>> START Data provided

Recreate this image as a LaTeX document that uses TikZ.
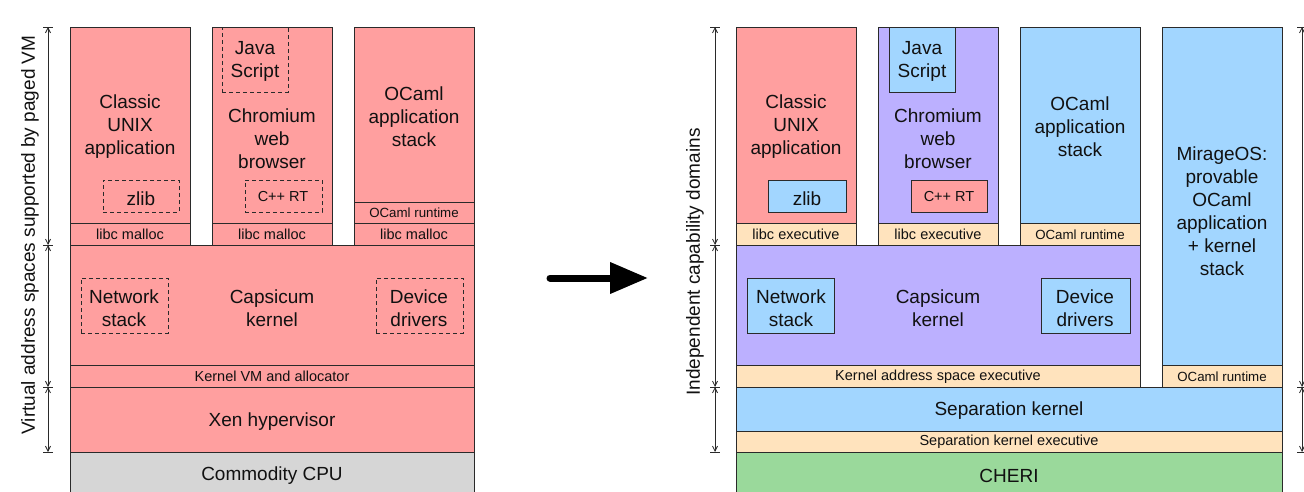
\documentclass[tikz,border=0pt]{standalone}
\usepackage{fontspec}
\setmainfont{Liberation Sans}
\usetikzlibrary{arrows.meta,fit}
\definecolor{pinkc}{HTML}{FF9F9F}
\definecolor{purpc}{HTML}{BCB0FF}
\definecolor{bluec}{HTML}{A2D6FF}
\definecolor{peachc}{HTML}{FFE3BD}
\definecolor{greenc}{HTML}{9AD99B}
\definecolor{grayc}{HTML}{D6D6D6}
\definecolor{edgec}{HTML}{2A2A2A}
\definecolor{txtc}{HTML}{111111}
\tikzset{
  blk/.style={draw=edgec, line width=0.9pt, inner sep=0pt, outer sep=0pt},
  dsh/.style={blk, dash pattern=on 4pt off 3pt},
  bigr/.style={font=\fontsize{19}{23}\selectfont, align=center, inner sep=0pt, text=txtc},
  big/.style={bigr, yshift=-3pt},
  sml/.style={font=\fontsize{14.5}{17}\selectfont, align=center, inner sep=0pt, text=txtc, yshift=-0.5pt},
  tny/.style={font=\fontsize{13.3}{16}\selectfont, align=center, inner sep=0pt, text=txtc, yshift=-0.5pt},
  dim/.style={draw=edgec, line width=0.8pt, {Straight Barb[length=5pt,width=5pt]}-{Straight Barb[length=5pt,width=5pt]}},
  tick/.style={draw=edgec, line width=0.8pt},
  bigarrow/.style={draw=black, line width=7pt, line cap=round, -{Triangle[length=38pt,width=30pt]}}
}
\newcommand\mkblk[6]{\coordinate (#1a) at (#2,#3); \coordinate (#1b) at (#4,#5);
  \node[blk,#6,fit=(#1a)(#1b)] (#1) {};}
\newcommand\mktick[1]{\draw[tick] ([xshift=-5pt]#1) -- ([xshift=5pt]#1);}
\begin{document}
\begin{tikzpicture}[x=1pt,y=-1pt]
\useasboundingbox (0,0) rectangle (1304,492);
% ---------------- Left panel ----------------
\mkblk{Lc1}{70}{27}{190}{223}{fill=pinkc}
\mkblk{Lc1l}{70}{223}{190}{245}{fill=pinkc}
\mkblk{Lc2}{212}{27}{332}{223}{fill=pinkc}
\mkblk{Lc2l}{212}{223}{332}{245}{fill=pinkc}
\mkblk{Lc3}{354}{27}{474}{202}{fill=pinkc}
\mkblk{Lc3r}{354}{202}{474}{223}{fill=pinkc}
\mkblk{Lc3l}{354}{223}{474}{245}{fill=pinkc}
\mkblk{Lk}{70}{245}{474}{365}{fill=pinkc}
\mkblk{Lkvm}{70}{365}{474}{387}{fill=pinkc}
\mkblk{Lxen}{70}{387}{474}{452}{fill=pinkc}
\mkblk{Lcpu}{70}{452}{474}{493}{fill=grayc}
\mkblk{Lzlib}{103}{180}{179}{212}{dsh}
\mkblk{Lcpp}{245}{180}{322}{212}{dsh}
\mkblk{Ljs}{222}{27}{288}{92}{dsh}
\mkblk{Lnet}{81}{278}{168}{333}{dsh}
\mkblk{Ldev}{376}{278}{463}{333}{dsh}
\node[big] (tLunix) at (130,124) {Classic\\UNIX\\application};
\node[big] (tLchr) at (272,136) {Chromium\\web\\browser};
\node[big] (tLoc) at (414,114) {OCaml\\application\\stack};
\node[big] (tLjs) at (255,58) {Java\\Script};
\node[big] (tLzlib) at (141,196) {zlib};
\node[sml] (tLcpp) at (283,196) {C++ RT};
\node[sml] (tLl1) at (130,234) {libc malloc};
\node[sml] (tLl2) at (272,234) {libc malloc};
\node[sml] (tLl3) at (414,234) {libc malloc};
\node[tny] (tLrt) at (414,212) {OCaml runtime};
\node[big] (tLnet) at (124,305) {Network\\stack};
\node[big] (tLcap) at (272,305) {Capsicum\\kernel};
\node[big] (tLdev) at (419,305) {Device\\drivers};
\node[sml] (tLkvm) at (272,376) {Kernel VM and allocator};
\node[big] (tLxen) at (272,419) {Xen hypervisor};
\node[big] (tLcpu) at (272,473) {Commodity CPU};
% left dimension
\coordinate (dl0) at (48,27); \coordinate (dl1) at (48,245);
\coordinate (dl2) at (48,387); \coordinate (dl3) at (48,452);
\draw[dim] (dl0) -- (dl1); \draw[dim] (dl1) -- (dl2); \draw[dim] (dl2) -- (dl3);
\mktick{dl0}\mktick{dl1}\mktick{dl2}\mktick{dl3}
\node[bigr, rotate=90] (tLdim) at (30,235) {Virtual address spaces supported by paged VM};
% ---------------- Arrow ----------------
\coordinate (ar0) at (550,278); \coordinate (ar1) at (648,278);
\draw[bigarrow] (ar0) -- (ar1);
% ---------------- Right panel ----------------
\mkblk{Rc1}{736}{27}{856}{223}{fill=pinkc}
\mkblk{Rc1l}{736}{223}{856}{245}{fill=peachc}
\mkblk{Rc2}{878}{27}{998}{223}{fill=purpc}
\mkblk{Rc2l}{878}{223}{998}{245}{fill=peachc}
\mkblk{Rc3}{1020}{27}{1140}{223}{fill=bluec}
\mkblk{Rc3l}{1020}{223}{1140}{245}{fill=peachc}
\mkblk{Rc4}{1162}{27}{1282}{365}{fill=bluec}
\mkblk{Rc4r}{1162}{365}{1282}{387}{fill=peachc}
\mkblk{Rk}{736}{245}{1140}{365}{fill=purpc}
\mkblk{Rkas}{736}{365}{1140}{387}{fill=peachc}
\mkblk{Rsep}{736}{387}{1282}{431}{fill=bluec}
\mkblk{Rsepx}{736}{431}{1282}{452}{fill=peachc}
\mkblk{Rcheri}{736}{452}{1282}{493}{fill=greenc}
\mkblk{Rjs}{889}{27}{955}{92}{fill=bluec}
\mkblk{Rzlib}{768}{180}{846}{212}{fill=bluec}
\mkblk{Rcpp}{911}{180}{987}{212}{fill=pinkc}
\mkblk{Rnet}{747}{278}{834}{333}{fill=bluec}
\mkblk{Rdev}{1041}{278}{1130}{333}{fill=bluec}
\node[big] (tRunix) at (796,124) {Classic\\UNIX\\application};
\node[big] (tRchr) at (938,136) {Chromium\\web\\browser};
\node[big] (tRoc) at (1080,124) {OCaml\\application\\stack};
\node[big] (tRjs) at (922,58) {Java\\Script};
\node[big] (tRzlib) at (807,196) {zlib};
\node[sml] (tRcpp) at (949,196) {C++ RT};
\node[sml] (tRl1) at (796,234) {libc executive};
\node[sml] (tRl2) at (938,234) {libc executive};
\node[tny] (tRrt1) at (1080,234) {OCaml runtime};
\node[big] (tRmir) at (1222,208) {MirageOS:\\provable\\OCaml\\application\\+ kernel\\stack};
\node[big] (tRnet) at (791,305) {Network\\stack};
\node[big] (tRcap) at (938,305) {Capsicum\\kernel};
\node[big] (tRdev) at (1085,305) {Device\\drivers};
\node[sml] (tRkas) at (938,376) {Kernel address space executive};
\node[tny] (tRrt2) at (1222,376) {OCaml runtime};
\node[big] (tRsep) at (1009,408) {Separation kernel};
\node[sml] (tRsepx) at (1009,441) {Separation kernel executive};
\node[big] (tRcheri) at (1009,473) {CHERI};
% right dimension
\coordinate (dr0) at (715,27); \coordinate (dr1) at (715,245);
\coordinate (dr2) at (715,387); \coordinate (dr3) at (715,452);
\draw[dim] (dr0) -- (dr1); \draw[dim] (dr1) -- (dr2); \draw[dim] (dr2) -- (dr3);
\mktick{dr0}\mktick{dr1}\mktick{dr2}\mktick{dr3}
\node[bigr, rotate=90] (tRdim) at (695,262) {Independent capability domains};
% far right dimension
\coordinate (df0) at (1302,27); \coordinate (df1) at (1302,387); \coordinate (df2) at (1302,452);
\draw[dim] (df0) -- (df1); \draw[dim] (df1) -- (df2);
\mktick{df0}\mktick{df1}\mktick{df2}
\end{tikzpicture}
\end{document}
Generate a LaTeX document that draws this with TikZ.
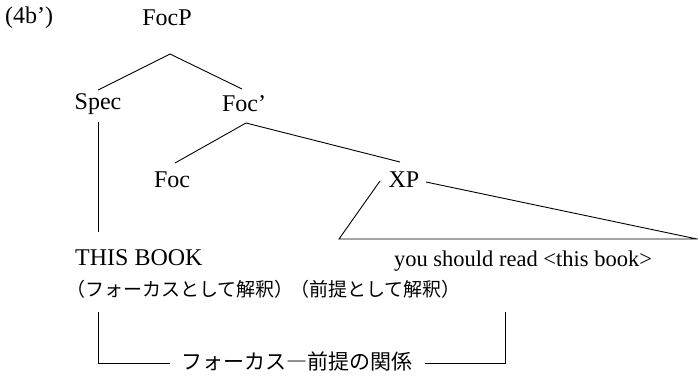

>> END Data provided

▶ _Goal of the exercise_
Which lines hold the word "LaTeX"? Return all of them from the records above.

▶ _Exercise answer_
Recreate this image as a LaTeX document that uses TikZ.
Generate a LaTeX document that draws this with TikZ.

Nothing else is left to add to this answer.